Eta Sigma Phi () is a collegiate honor society for the study of Classics. It grew out of a local undergraduate classical club founded by a group of students in the Department of Greek at the University of Chicago in 1914.  This organization later united with a similar organization at Northwestern University and became Phi Sigma.  Phi Sigma became a national fraternity in 1924, organizing chapters at leading colleges and universities.

On May 14, 1927, Phi Sigma became Eta Sigma Phi, the National Honorary Classical Fraternity, and was incorporated under the laws of the State of Illinois.  Though nominally a fraternity, as an honor society it is open to all genders.

Purpose
The Constitution of Eta Sigma Phi states that the purposes of the society are as follows:

To develop and promote interest in classical study among the students of colleges and universities
To promote closer fraternal relationship among students who are interested in classical study, including inter-campus relationship
To engage generally in an effort to stimulate interest in classical study, and in the history, art, and literature of ancient Greece and Rome.

Motto
The organization's Greek motto, φιλοσοφοῦμεν καὶ φιλοκαλοῦμεν (English transliteration: "philosophoûmen kaì philokaloûmen"), translates into "We love wisdom and beauty." The saying is a paraphrase from Pericles' famous funeral oration delivered to his fellow Athenians.

Eligibility

Chapters
Local chapters are chartered at liberal arts colleges and universities which are on the accredited list of the Association of American Universities or the recognized regional accrediting agency.  Normally the institution will offer a major in Classics.

Faculty
Faculty who did not join Eta Sigma Phi as undergraduates may be elected as honorary members of the local chapter at their institution.

Students
Student's college or university has an active, officially chartered chapter.

National:
Completion with "A" average or above in a Latin and/or Ancient Greek course.

Local:
Completion with "A" average or above in any one classical studies course and enrollment in another expecting the same, or a "B" average or above in any two courses in classical studies.

Types of Membership
There are three categories of membership:

Active membership
Limited to undergraduates who are enrolled in classes in Latin and/or Greek in the original languages.  A student must meet the basic qualification of an attained grade of not less than "B" in courses in Latin and Greek, with completion of at least one semester or two quarters.  The chapters are permitted considerable autonomy in any additional requirements for membership; however, the grade standard stated above must be observed, and it is expected that chapters will maintain even higher standards.

Associate membership
Open to graduate students who were undergraduate members of Eta Sigma Phi and graduate students in Classics elected under the requirements of membership.

Honorary membership
Conferred upon persons selected by the chapter for their interest in the Classics and contributions to the understanding and appreciation of classical languages, history, and culture.

Organization
Eta Sigma Phi is an undergraduate society, and its officers are active (undergraduate) members who are elected to office for a period of one year by the annual national convention.  Currently, the officers are: Debeaux Bownman of Eta Zeta at Truman State University, Megale Prytanis (President); Eva Leaverton of Theta Tau at Stockton University, Megale Hyparchos (Vice President); Grace Robbins of Eta at Florida State University, Megale Grammateus (Secretary); and Sophia Picard of Eta Zeta at Truman State University, Megale Chrysophylax (Treasurer).

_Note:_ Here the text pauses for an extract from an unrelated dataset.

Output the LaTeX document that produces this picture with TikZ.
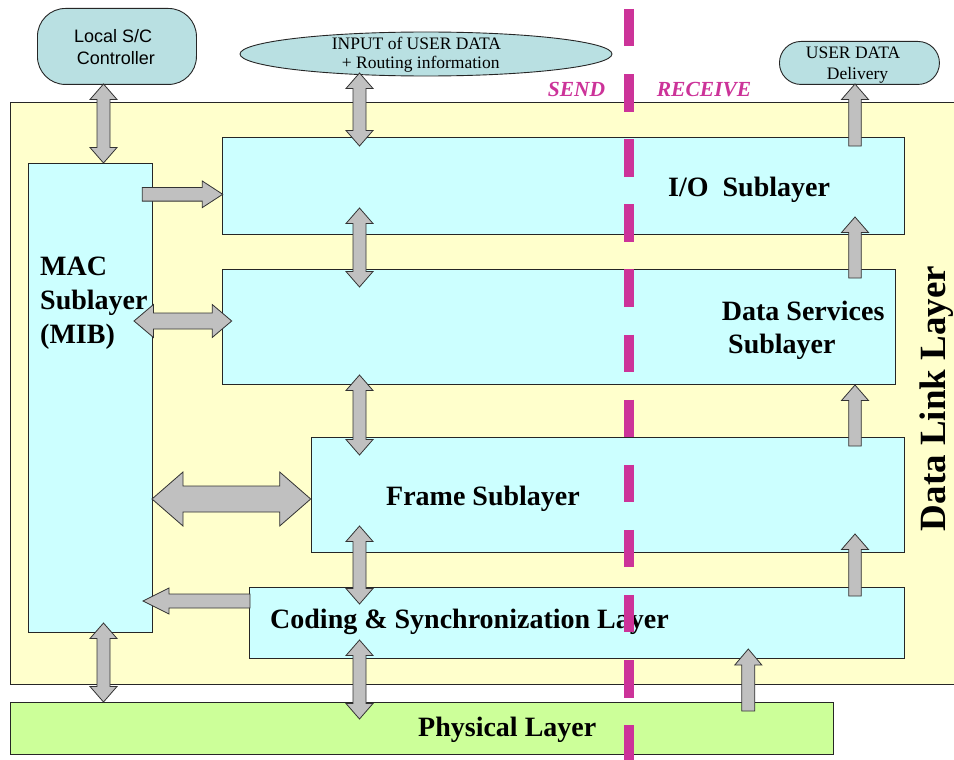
\documentclass[tikz,border=0pt]{standalone}
\usepackage{fontspec}
\setmainfont{Liberation Serif}
\newfontfamily\arialf{Liberation Sans}
\usetikzlibrary{calc,shapes.geometric}
\definecolor{yel}{RGB}{255,255,204}
\definecolor{cya}{RGB}{204,255,255}
\definecolor{grn}{RGB}{204,255,153}
\definecolor{tealb}{RGB}{185,224,226}
\definecolor{mag}{RGB}{204,51,153}
\definecolor{gry}{RGB}{192,192,192}
% double block arrow: #1 tip A, #2 tip B, #3 half shaft, #4 half head, #5 head length
\newcommand\dblarr[5]{%
  \path (#1) coordinate (ta) (#2) coordinate (tb)
    ($(ta)!#5!(tb)$) coordinate (ha) ($(tb)!#5!(ta)$) coordinate (hb);
  \draw[blk] (ta) -- ($(ha)!#4!90:(tb)$) -- ($(ha)!#3!90:(tb)$)
    -- ($(hb)!#3!-90:(ta)$) -- ($(hb)!#4!-90:(ta)$) -- (tb)
    -- ($(hb)!#4!90:(ta)$) -- ($(hb)!#3!90:(ta)$)
    -- ($(ha)!#3!-90:(tb)$) -- ($(ha)!#4!-90:(tb)$) -- cycle;}
% single block arrow: #1 tail, #2 tip
\newcommand\sglarr[5]{%
  \path (#1) coordinate (ta) (#2) coordinate (tb)
    ($(tb)!#5!(ta)$) coordinate (hb);
  \draw[blk] ($(ta)!#3!90:(tb)$) -- ($(hb)!#3!-90:(ta)$) -- ($(hb)!#4!-90:(ta)$)
    -- (tb) -- ($(hb)!#4!90:(ta)$) -- ($(hb)!#3!90:(ta)$)
    -- ($(ta)!#3!-90:(tb)$) -- cycle;}
\begin{document}
\begin{tikzpicture}[x=1pt,y=-1pt,
  box/.style={rectangle, draw=black!85, line width=0.9pt, inner sep=0pt, outer sep=0pt, anchor=north west},
  blk/.style={fill=gry, draw=black!80, line width=0.8pt, line join=miter},
  lbl/.style={inner sep=0pt, anchor=base west, font=\bfseries\fontsize{28}{30}\selectfont},
  sml/.style={inner sep=0pt, anchor=base west, font=\fontsize{17.5}{19}\selectfont},
  dir/.style={inner sep=0pt, anchor=base west, text=mag, font=\bfseries\itshape\fontsize{21.5}{22}\selectfont},
  cloud/.style={draw=black!85, line width=0.9pt, fill=tealb, inner sep=0pt}]
\useasboundingbox (0,0) rectangle (954,760);
\fill[white] (0,0) rectangle (954,760);
% layers
\node[box, fill=yel, minimum width=960pt, minimum height=582pt] (dll) at (10,102) {};
\node[box, fill=grn, minimum width=823pt, minimum height=52pt] (phy) at (10,702) {};
\node[box, fill=cya, minimum width=124pt, minimum height=469pt] (mac) at (28,163) {};
\node[box, fill=cya, minimum width=682pt, minimum height=97pt] (io) at (222,137) {};
\node[box, fill=cya, minimum width=673pt, minimum height=115pt] (ds) at (222,269) {};
\node[box, fill=cya, minimum width=593pt, minimum height=115pt] (fr) at (311,437) {};
\node[box, fill=cya, minimum width=655pt, minimum height=71pt] (cs) at (249,587) {};
% outside entities
\node[cloud, rounded corners=28pt, minimum width=159pt, minimum height=76pt, anchor=north west] (sc) at (37,8) {};
\node[cloud, ellipse, minimum width=372pt, minimum height=44pt] (inp) at (426,54) {};
\node[cloud, rounded corners=21.5pt, minimum width=160pt, minimum height=43pt, anchor=north west] (ud) at (779,41) {};
% arrow end points
\coordinate (a1t) at (103.5,84);   \coordinate (a1b) at (103.5,163);
\coordinate (a2t) at (359.5,73);   \coordinate (a2b) at (359.5,146);
\coordinate (a5t) at (359.5,208);  \coordinate (a5b) at (359.5,287);
\coordinate (a8t) at (359.5,375);  \coordinate (a8b) at (359.5,455);
\coordinate (a11t) at (359.5,526); \coordinate (a11b) at (359.5,604);
\coordinate (a15t) at (359.5,640); \coordinate (a15b) at (359.5,719);
\coordinate (a14t) at (103.5,623); \coordinate (a14b) at (103.5,702);
\coordinate (u4s) at (855,146);  \coordinate (u4e) at (855,84);
\coordinate (u6s) at (855,278);  \coordinate (u6e) at (855,217);
\coordinate (u9s) at (855,446);  \coordinate (u9e) at (855,385);
\coordinate (u12s) at (855,596); \coordinate (u12e) at (855,534);
\coordinate (u16s) at (748.3,711); \coordinate (u16e) at (748.3,649);
\coordinate (r3s) at (142.3,194.3); \coordinate (r3e) at (222.7,194.3);
\coordinate (h7l) at (134,321);   \coordinate (h7r) at (231.7,321);
\coordinate (h10l) at (152,499);  \coordinate (h10r) at (310.7,499);
\coordinate (l13s) at (250,601);  \coordinate (l13e) at (143,601);
% arrows
\dblarr{a1t}{a1b}{6.5pt}{13.5pt}{15.5pt}
\dblarr{a2t}{a2b}{6.5pt}{13.5pt}{15.5pt}
\dblarr{a5t}{a5b}{6.5pt}{13.5pt}{15.5pt}
\dblarr{a8t}{a8b}{6.5pt}{13.5pt}{15.5pt}
\dblarr{a11t}{a11b}{6.5pt}{13.5pt}{15.5pt}
\dblarr{a15t}{a15b}{6.5pt}{13.5pt}{15.5pt}
\dblarr{a14t}{a14b}{6.5pt}{13.5pt}{15.5pt}
\sglarr{u4s}{u4e}{6.3pt}{13.5pt}{15.5pt}
\sglarr{u6s}{u6e}{6.3pt}{13.5pt}{15.5pt}
\sglarr{u9s}{u9e}{6.3pt}{13.5pt}{15.5pt}
\sglarr{u12s}{u12e}{6.3pt}{13.5pt}{15.5pt}
\sglarr{u16s}{u16e}{6.5pt}{13.5pt}{16pt}
\sglarr{r3s}{r3e}{6.8pt}{13.3pt}{20.4pt}
\dblarr{h7l}{h7r}{8pt}{16.5pt}{19.5pt}
\dblarr{h10l}{h10r}{13pt}{27pt}{31pt}
\sglarr{l13s}{l13e}{7pt}{13pt}{26pt}
% texts
\node[inner sep=0pt, anchor=base west, font=\arialf\fontsize{18}{20}\selectfont] (sct1) at (74,42.3) {Local S/C};
\node[inner sep=0pt, anchor=base west, font=\arialf\fontsize{18}{20}\selectfont] (sct2) at (76.7,64.3) {Controller};
\node[sml] (inpt1) at (331.7,49.3) {INPUT of USER DATA};
\node[sml] (inpt2) at (341.7,68.3) {+ Routing information};
\node[sml] (udt1) at (805.7,58.3) {USER DATA};
\node[sml] (udt2) at (826.7,80) {Delivery};
\node[dir] (send) at (547.7,96) {SEND};
\node[dir] (recv) at (656.7,96) {RECEIVE};
\node[lbl] (iot) at (668,196) {I/O\ \ Sublayer};
\node[lbl] (dst1) at (721.7,320) {Data Services};
\node[lbl] (dst2) at (728,353) {Sublayer};
\node[lbl] (frt) at (386,505.5) {Frame Sublayer};
\node[lbl] (cst) at (270,628.5) {Coding \& Synchronization Layer};
\node[lbl] (phyt) at (418,736.5) {Physical Layer};
\node[lbl] (mact1) at (40,275) {MAC};
\node[lbl] (mact2) at (40,309) {Sublayer};
\node[lbl] (mact3) at (40,343) {(MIB)};
\node[inner sep=0pt, rotate=90, anchor=base, font=\bfseries\fontsize{37}{40}\selectfont] (dllt) at (945.5,398.5) {Data Link Layer};
% send / receive divider
\coordinate (dvt) at (629,9);
\coordinate (dvb) at (629,765);
\draw[mag, line width=10pt, dash pattern=on 37.5pt off 27.6pt] (dvt) -- (dvb);
\end{tikzpicture}
\end{document}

The finances of the society are managed by a Board of Trustees, composed of five faculty members from active chapters who are elected for a period of three years. The Current Chairperson of the Board is Dr. Antonios Augoustakis of Alpha Kappa at the University of Illinois, Urbana-Champaign.  This Board also administers the contests and scholarship program. The Executive Secretary is a faculty member of an active chapter who is responsible for carrying out the policies of the society and is required to perform the duties usually assigned to this position. The current Executive Secretary is Dr. Katherine Panagakos, Theta Tau at Stockton University.

Works and Activities
The value of Eta Sigma Phi is revealed particularly in the work of local chapters and the effect of the society upon individual members and upon the academic community.  Although Eta Sigma Phi is "honorary" in nature, chapters usually must utilize programs or activities to carry out the purposes of the society.  Groups of chapters use regional conferences as a means of stimulating interest and exchanging ideas.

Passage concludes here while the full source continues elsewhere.